Climate campaigner accuses court of ignoring evidence on Heathrow expansion

A lawyer and climate campaigner has accused the Supreme Court of continuing a “systemic campaign of suppression” of the environmental impact of Heathrow’s expansion, after he was fined £5,000 for contempt of court.

Tim Crosland, director of environmental campaign group Plan B Earth, was found in contempt for revealing the Supreme Court’s decision on Heathrow’s third runway a day before it was made public in December.

The 51-year-old lawyer, from Elephant and Castle in south London, previously described breaking the embargo as “an act of civil disobedience”, saying: “I have no choice but to protest the deep immorality of the court’s ruling.”

Mr Crosland arrived at the Royal Courts of Justice in London on Monday prepared to go to prison, and had even packed his toothbrush just in case.

He told the PA news agency before the hearing that he thought he might get a “short custodial sentence” of two or three weeks, adding: “Two weeks in prison is a tiny price to pay to get the truth out there.”

Mr Crosland said he broke the Supreme Court’s embargo “because of the Government’s decision not to provide honest evidence to the public” about the effect Heathrow’s proposed third runway would have on the climate crisis.

Tim Crosland contempt of court hearing
Tim Crosland outside the Royal Courts of Justice (Sam Tobin/PA)

Addressing the court, Mr Crosland said: “If complicity in the mass loss of life that makes the planet uninhabitable is not a crime, then nothing is a crime.”

Three Supreme Court justices found Mr Crosland in contempt of court for his “deliberate and calculated breaches of the embargo” and fined him £5,000.

Lord Lloyd-Jones, sitting with Lord Hamblen and Lord Stephens, said Mr Crosland “wanted to demonstrate his deliberate defiance of the prohibition and to bring this to the attention of as large an audience as possible”.

The judge acknowledged Mr Crosland’s concerns about climate change, but added: “These matters do not assist the respondent (Mr Crosland) in relation to the issue as to whether there has been a contempt of court.”

Mr Crosland was also ordered to pay the attorney general’s costs of bringing the case against him.

But Mr Crosland was granted permission to appeal, which will have to be heard by a panel of Supreme Court justices who were not involved in the contempt hearing, or the five justices who heard the Heathrow case.

After the hearing, Mr Crosland joked that this meant “I’ll end up having spoken to all the judges at the Supreme Court about the climate crisis by the end of it”.

He added: “I think, in some ways, the judges are in the same position as the rest of society. They have been misled for so long and so this is a kind of judicial training, is one way of looking at it.

“So I think this is a really good opportunity to get to speak to the last remaining Supreme Court judges about the crisis and what they are going to do about it.”
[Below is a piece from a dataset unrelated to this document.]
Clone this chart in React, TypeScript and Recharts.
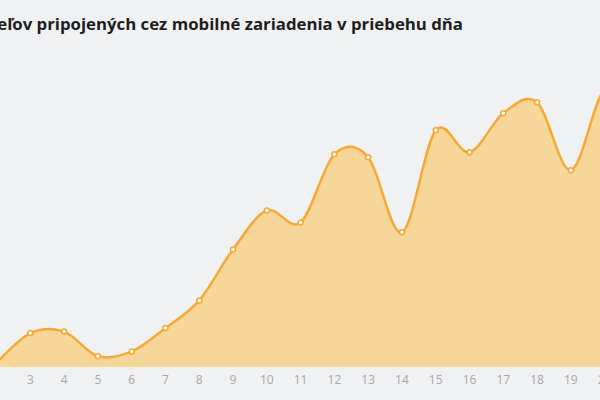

Mr Crosland accused the justices of having “continued that systemic campaign of suppression” about whether the Government knew that Heathrow expansion was inconsistent with the Paris agreement.

He earlier told the court that he broke the embargo “because I believed that Heathrow expansion would breach the Paris temperature limit of 1.5C”.

He said he believed this information “was being deliberately suppressed from the public domain”, so he decided that “the antidote to that suppression was the spotlight of publicity that would follow from breaking the embargo”.

After the hearing, Mr Crosland said the courts were being “co-opted to this political economy that is driving us to destruction and they are losing their fundamental purpose, which is to uphold the law – and the first part of the law is safeguarding the right to life, safeguarding the younger generation”.

He also admitted he was slightly disappointed not to have been sent to jail, telling the PA news agency: “I think probably it would have been a good outcome in a way to get a custodial sentence.

“I had my bag packed, I had my books ready to read so I think they found a way to make this as uninteresting as possible by giving me a fine.

“That’s not really much of a story so that’s a bit disappointing.”

Mr Crosland added that being imprisoned “would have revealed some of the violence inherent in the Government’s dishonesty and that could have had quite a good mobilising effect”, but he was also “quite happy to be going home”.

In a statement after the hearing, the attorney general, Michael Ellis QC, who brought the contempt proceedings, said Mr Crosland “was wrong to have acted in contempt”.

Mr Ellis added: “His actions undermined our legal process and he acted in full knowledge of the likely consequences.

“It is right that the Supreme Court agreed and held him accountable for his actions.”